Le retour en force du G8
Ce retour en force du G8 s’effectue dans un contexte marqué d’abord par l’essoufflement du G20. En effet, les deux premiers sommets de cette instance ont été couronnés de succès et lui ont permis de faire face à l’abîme que représentait la crise globale. Mais depuis le sommet de Pittsburgh en septembre 2009, le G20 est en train de marquer le pas et les divergences entre les pays membres l’emportent peu à peu, jetant un grand doute sur la coordination des politiques économiques. Des politiques de change aux réformes financières, aux priorités des politiques économiques entre la consolidation budgétaire ou la poursuite des politiques non orthodoxes de relance, les sujets de désaccord ne manquent pas entre les pays du G20 ce qui rend la coordination plus incertaine et jette un doute sur la capacité de cette instance à gouverner l’économie globale. Par ailleurs, l’avènement des pays émergents sur la scène mondiale a été un évènement majeur et a suscité d’importantes inquiétudes de la part des pays développés sur le basculement du centre de gravité de l’économie mondiale. Mais, passées les inquiétudes des premiers mois, on se rend de plus en plus compte des difficultés des pays émergents à élaborer et à définir des positions communes au sein de l’économie mondiale. La dernière illustration en date concerne le FMI et leur ralliement probable à la candidature européenne faute de s’être mis d’accord sur un candidat commun. Ainsi, les ennuis du G20 alliés aux difficultés de la solidarité Sud-Sud expliquent ce retour en force du G8.
Cependant, le dernier sommet de Deauville, en dépit de la volonté pour en faire un moment de rédemption des vieilles puissances industrielles, a montré les difficultés du G8 à apporter des réponses à un monde de plus en complexe. Sur les deux questions essentielles au centre des débats, les réponses du G8 ont été plutôt timides.
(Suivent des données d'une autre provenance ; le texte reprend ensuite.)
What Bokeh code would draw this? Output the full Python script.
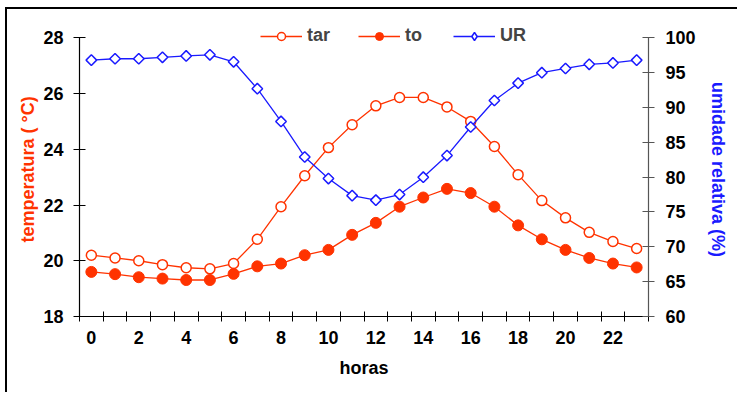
import math
from bokeh.plotting import figure
from bokeh.models import Range1d, LinearAxis, FixedTicker, Legend, LegendItem
from bokeh.embed import file_html
from bokeh.resources import INLINE

# ---- data ----
horas = list(range(24))
tar = [20.2, 20.1, 20.0, 19.86, 19.75, 19.71, 19.9, 20.77, 21.94, 23.05, 24.06, 24.88,
       25.56, 25.86, 25.86, 25.52, 25.0, 24.1, 23.09, 22.16, 21.54, 21.02, 20.69, 20.44]
to = [19.6, 19.52, 19.41, 19.36, 19.31, 19.31, 19.53, 19.8, 19.9, 20.2, 20.39, 20.93,
      21.36, 21.94, 22.27, 22.58, 22.43, 21.94, 21.27, 20.77, 20.39, 20.1, 19.9, 19.76]
ur = [96.8, 97.0, 97.0, 97.2, 97.4, 97.56, 96.56, 92.7, 88.0, 82.9, 79.8, 77.35,
      76.7, 77.5, 80.0, 83.1, 87.2, 91.0, 93.5, 95.0, 95.6, 96.2, 96.4, 96.8]

x_tick_labels = [0, 2, 4, 6, 8, 10, 12, 14, 16, 18, 20, 22]
x_boundaries = [h - 0.5 for h in range(25)]
temp_ticks = [18, 20, 22, 24, 26, 28]
ur_ticks = [60, 65, 70, 75, 80, 85, 90, 95, 100]

RED = "#FF3300"
BLUE = "#1A1AFF"
FONT = "Liberation Sans"

# head-room above the top tick so the legend (which sits across the top tick line) is not clipped
TOP_PAD = 0.055
t0, t1 = temp_ticks[0], temp_ticks[-1]
u0, u1 = ur_ticks[0], ur_ticks[-1]

p = figure(width=732, height=385, output_backend="svg", toolbar_location=None,
           x_range=Range1d(-0.5, 23.5),
           y_range=Range1d(t0, t1 + (t1 - t0) * TOP_PAD),
           min_border_left=72, min_border_right=91, min_border_top=13, min_border_bottom=78,
           background_fill_color="white", border_fill_color=None)
p.styles = {"margin-left": "5px", "margin-top": "7px",
            "border-left": "2px solid black", "border-top": "2px solid black"}
p.outline_line_color = None
p.xgrid.visible = False
p.ygrid.visible = False
p.extra_y_ranges = {"ur": Range1d(u0, u1 + (u1 - u0) * TOP_PAD)}

# x axis
xa = p.xaxis[0]
xa.ticker = FixedTicker(ticks=x_tick_labels, minor_ticks=x_boundaries)
xa.major_tick_line_color = None
xa.minor_tick_in = 5
xa.minor_tick_out = 5
xa.minor_tick_line_color = "black"
xa.axis_label = "horas"
xa.axis_label_text_color = "black"

# left axis
ya = p.yaxis[0]
ya.ticker = FixedTicker(ticks=temp_ticks)
ya.bounds = (t0, t1)
ya.minor_tick_line_color = None
ya.major_tick_in = 6
ya.major_tick_out = 6
ya.axis_label = "temperatura ( °C)"
ya.axis_label_text_color = RED

# right axis
ra = LinearAxis(y_range_name="ur", ticker=FixedTicker(ticks=ur_ticks),
                axis_label="umidade relativa (%)", bounds=(u0, u1))
ra.minor_tick_line_color = None
ra.major_tick_in = 6
ra.major_tick_out = 6
ra.axis_line_color = "#555555"
ra.major_tick_line_color = "#555555"
ra.axis_label_text_color = BLUE
p.add_layout(ra, "right")

for ax in (xa, ya, ra):
    ax.major_label_text_font = FONT
    ax.major_label_text_font_style = "bold"
    ax.major_label_text_font_size = "18px"
    ax.major_label_text_color = "black"
    ax.axis_label_text_font = FONT
    ax.axis_label_text_font_style = "bold"
    ax.axis_label_text_font_size = "18px"
    ax.axis_line_width = 1.2

xa.major_label_standoff = 8
xa.axis_label_standoff = 11
ya.major_label_standoff = 10
ya.axis_label_standoff = 2
ra.major_label_standoff = 11
ra.axis_label_standoff = 9

# series
l_tar = p.line(horas, tar, color=RED, line_width=1.3)
s_tar = p.scatter(horas, tar, marker="circle", size=10, line_color=RED,
                  fill_color="white", line_width=1.5)
l_to = p.line(horas, to, color=RED, line_width=1.3)
s_to = p.scatter(horas, to, marker="circle", size=11, line_color=RED, fill_color=RED)
l_ur = p.line(horas, ur, color=BLUE, line_width=1.3, y_range_name="ur")
s_ur = p.scatter(horas, ur, marker="square", size=7.5, angle=math.pi / 4,
                 line_color=BLUE, fill_color="white", line_width=1.5, y_range_name="ur")
# legend swatch for UR (legend glyphs ignore marker angle, so a hidden diamond renderer
# supplies the legend symbol)
k_ur = p.scatter(horas, ur, marker="diamond", line_color=BLUE, fill_color="white",
                 line_width=1.5, y_range_name="ur", visible=False)

legend = Legend(items=[LegendItem(label="tar", renderers=[l_tar, s_tar]),
                       LegendItem(label="to", renderers=[l_to, s_to]),
                       LegendItem(label="UR", renderers=[l_ur, k_ur])],
                orientation="horizontal", location=(181, 270))
legend.label_text_font = FONT
legend.label_text_font_style = "bold"
legend.label_text_font_size = "18px"
legend.glyph_width = 42
legend.glyph_height = 20
legend.spacing = 28
legend.padding = 0
legend.margin = 0
legend.label_standoff = 5
legend.background_fill_alpha = 0
legend.border_line_color = None
legend.inactive_fill_alpha = 0
p.add_layout(legend, "center")

open("out.html", "w").write(file_html(p, INLINE))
Sur les printemps arabes et en dépit de l’appui apporté à la Tunisie et à l’Egypte dans leurs transitions, le soutien financier n’a pas été à la hauteur des espoirs et surtout des défis de ces transitions. Par ailleurs, pour l’économie mondiale, et si le sommet a enregistré avec satisfaction la reprise, certes encore fragile de la croissance, il n’a pas été en mesure de répondre de manière vigoureuse à la question de la dette souveraine qui hante les pays développés particulièrement en Europe et aux Etats-Unis et qui est à l’origine d’une mobilisation sociale de plus en plus forte, comme l’a montré l’occupation de la place Puerta del Sol à Madrid pour protester contre les politiques d’austérité et la montée du chômage.
Plus que jamais la gravité de la crise appelle à des réponses nouvelles afin de sortir de la dépression et assurer une relance de l’économie globale sur des bases durables et équitables. Cela passe aussi par l’ouverture de la gouvernance globale à la marge du monde, une redynamisation du G20, une prise en compte des préoccupations des pays les plus pauvres et une écoute des aspirations de la société civile internationale.